Our little transistor slowly whispered bouzouki notes full of a longing, a nostaligia and somehow the certainty that a better day is comming once the darkeness is gone. Sudently a glorious red sun began rise over the open ocean , slowly revealing the stunning beauty of this blessed land and sea.
It was another day out at sea with my father; Fishing, chilling and loving life. This was our way of getting away from it all, even for just a few hours, worries and troubles left at land. One of my favourite things during our time on the boat is brunch or as I call it in Greek “To Faei tou Psara” (fisherman’s food) ; It bassicaly consists of thickly cut slices of village bread drenched in olive oil, a tomato washed with sea water and then cut open and squeezed over the bread, topped with Zakynthian graviera cheese and seasond with oregano. In the food of my forefathers i tasted the misery, the pain of the “Dark Years” (as the locals often refer to the years before tourism circa. 1950-1975) but felt the brightest light in my soul.
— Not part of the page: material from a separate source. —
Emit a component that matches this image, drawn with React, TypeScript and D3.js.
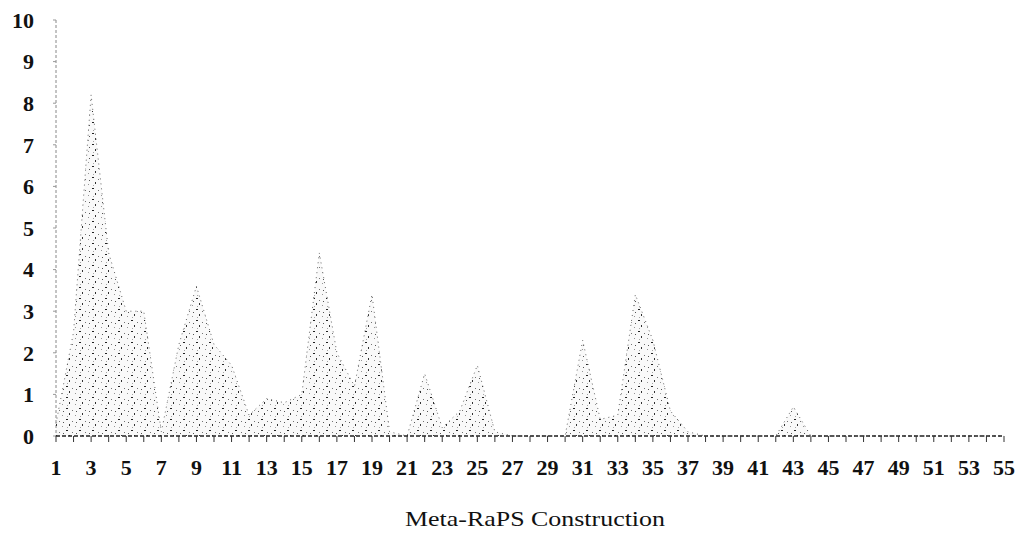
import React from "react";
import * as d3 from "d3";

// categories on the x axis (every category gets a tick, odd ones a label)
const categories = [
  1, 2, 3, 4, 5, 6, 7, 8, 9, 10, 11, 12, 13, 14, 15, 16, 17, 18, 19, 20,
  21, 22, 23, 24, 25, 26, 27, 28, 29, 30, 31, 32, 33, 34, 35, 36, 37, 38, 39, 40,
  41, 42, 43, 44, 45, 46, 47, 48, 49, 50, 51, 52, 53, 54, 55,
];

// values
const values = [
  0.3, 2.5, 8.2, 4.4, 3.0, 3.0, 0.1, 2.2, 3.6, 2.2, 1.7, 0.5, 0.9, 0.8, 1.0, 4.4, 2.0, 1.2, 3.4, 0.1,
  0, 1.5, 0.2, 0.6, 1.7, 0.1, 0, 0, 0, 0, 2.3, 0.4, 0.5, 3.4, 2.3, 0.6, 0.1, 0, 0, 0,
  0, 0, 0.7, 0, 0, 0, 0, 0, 0, 0, 0, 0, 0, 0, 0,
];

const yTicks = [0, 1, 2, 3, 4, 5, 6, 7, 8, 9, 10];
const xTitle = "Meta-RaPS Construction";

const W = 1025;
const H = 534;
const left = 56;
const right = 1004;
const top = 20;
const bottom = 436;

const font = "'Liberation Serif', 'DejaVu Serif', serif";

export default function App() {
  const x = d3.scalePoint<number>().domain(categories).range([left, right]);
  const y = d3.scaleLinear().domain([0, 10]).range([bottom, top]);

  const data = categories.map((c, i) => ({ c, v: values[i] }));

  const area = d3
    .area<{ c: number; v: number }>()
    .x((d) => x(d.c) as number)
    .y0(y(0))
    .y1((d) => y(d.v));

  const line = d3
    .line<{ c: number; v: number }>()
    .x((d) => x(d.c) as number)
    .y((d) => y(d.v));

  return (
    <svg
      width={W}
      height={H}
      style={{ position: "absolute", left: 0, top: 0, background: "#fff" }}
    >
      <defs>
        {/* sparse grain to mimic the scanned fill */}
        <pattern id="speckle" width="13" height="11" patternUnits="userSpaceOnUse">
          <rect x="1" y="1" width="2" height="1" fill="#222" />
          <rect x="7" y="3" width="1" height="1" fill="#777" />
          <rect x="4" y="6" width="1" height="2" fill="#333" />
          <rect x="10" y="8" width="1" height="1" fill="#999" />
          <rect x="11" y="4" width="1" height="1" fill="#555" />
          <rect x="2" y="9" width="1" height="1" fill="#aaa" />
        </pattern>
      </defs>

      {/* y axis */}
      <line x1={left} x2={left} y1={top} y2={bottom} stroke="#888" strokeWidth={1} strokeDasharray="3,2" />
      {yTicks.map((t) => (
        <g key={t}>
          <line x1={left - 3} x2={left} y1={y(t)} y2={y(t)} stroke="#999" />
          <text
            x={34}
            y={y(t)}
            dy="0.35em"
            textAnchor="end"
            fontFamily={font}
            fontWeight="bold"
            fontSize={22}
            fill="#111"
          >
            {t}
          </text>
        </g>
      ))}

      {/* series */}
      <path d={area(data) ?? ""} fill="url(#speckle)" />
      <path d={area(data) ?? ""} fill="#000" fillOpacity={0.025} />
      <path d={line(data) ?? ""} fill="none" stroke="#666" strokeWidth={1} strokeDasharray="1,4" />

      {/* x axis */}
      <line x1={left} x2={right} y1={bottom} y2={bottom} stroke="#222" strokeWidth={1.5} strokeDasharray="4,2" />
      {categories.map((c) => (
        <line
          key={c}
          x1={x(c)}
          x2={x(c)}
          y1={bottom}
          y2={bottom + 6}
          stroke="#333"
          strokeWidth={1}
        />
      ))}
      {categories
        .filter((c) => c % 2 === 1)
        .map((c) => (
          <text
            key={c}
            x={x(c)}
            y={475}
            textAnchor="middle"
            fontFamily={font}
            fontWeight="bold"
            fontSize={22}
            fill="#111"
          >
            {c}
          </text>
        ))}

      <text
        x={535}
        y={526}
        textAnchor="middle"
        fontFamily={font}
        fontSize={21}
        textLength={260}
        lengthAdjust="spacingAndGlyphs"
        fill="#111"
      >
        {xTitle}
      </text>
    </svg>
  );
}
That sunrise helped me understand the music i never could before. It seems that these feelings, emotions and tastes are instilled deep within us all from the ancient days and past glorys to slavory under the turks to the memorandums of today and everything inbetween. We all looked at the same sun, harvested the same land and wondered the same sea.
One could say it’s love, in it’s purest form, as we inoscently floated away on all that blue while looking at heaven straight in the eyes.